Do you know if the model settings for NRLMSISE00 in STK/HPOP match the ones you’ve picked for Orekit? If you don’t run with switch 9 set to “-1” then you’re using the daily Ap value instead of the 3-hour value.

NRLMSISE_CSSI_MODEL = NRLMSISE00(
            CSSI_WEATHER_MODEL,
            CelestialBodyFactory.getSun(),
            EARTH_BODY
        ).withSwitch(9, -1)

Luc is right. We have performed high-fidelity propagation using the Holmes-Featherstone model set to (70, 70) and achieved excellent compatibility with STK under those settings (comparing gravity alone, no other factors).

EARTH_BODY_FRAME = FramesFactory.getITRF(IERSConventions.IERS_2010, True)
GRAVITY_PROVIDER = GravityFieldFactory.getNormalizedProvider(70, 70)
HOLMES_FEATHERSTONE = HolmesFeatherstoneAttractionModel(EARTH_BODY_FRAME, GRAVITY_PROVIDER)
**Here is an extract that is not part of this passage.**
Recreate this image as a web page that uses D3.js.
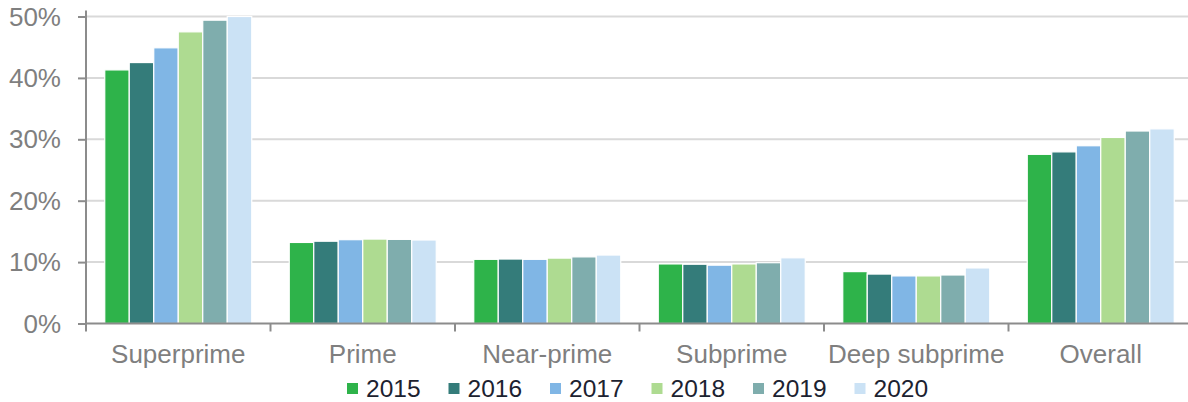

I was able to match Orekit to STK HPOP within two 2 meters over 10 days when including Earth geopotential, solid tides, solar radiation pressure and sun-moon 3rd body. This is for a LEO orbit at ~80 deg inclination, 950 km altitude. In my test I used EGM2008 21x21 with no secular effects on the coefficients.
When atmospheric drag is included (NRLMSIS00E with CSSI data) the difference increased to ~20 meters along-track after 5 days but 220 meters after 10 day. The decay rate for the orbit during the test time was less than 2 meter/day. Those differences were not too surprising to me.

STK HPOP has many options to customize the force model that OREKIT does not (at least with an easy switch) so one has to be careful to set those up correctly on STK. I also made sure that the same EOP data was being used by STK and OREKIT.

Of course, for comparing with actual satellite data one has to use the full force models - at least those appropriate for the orbit. Any simplifications on my part were purely for the purpose of comparison.

Best,
Mike

It was all about reference frames all the time. Thanks for your help!!

Yes! I’ve now achieved 15-meter precision over 5 days with SP3 data. I could potentially improve it further by incorporating relativistic models, ocean tides, and refining the input parameters, but 15 meters is already a solid result. Thanks for your help!

Perfect! I’ve compared my Orekit propagator against SP3 data, and the results are quite accurate—15 meters over 5 days. The issues I encountered were always related to reference frames, so that was the key. Thanks a lot!

@alvaroceron15 Honestly if @luc hadn’t caught it first I wouldn’t have noticed. It’s been so long since we’ve set up our own propagator that I completely forgot the earth gravity field had to be initialized using the ITRF frame.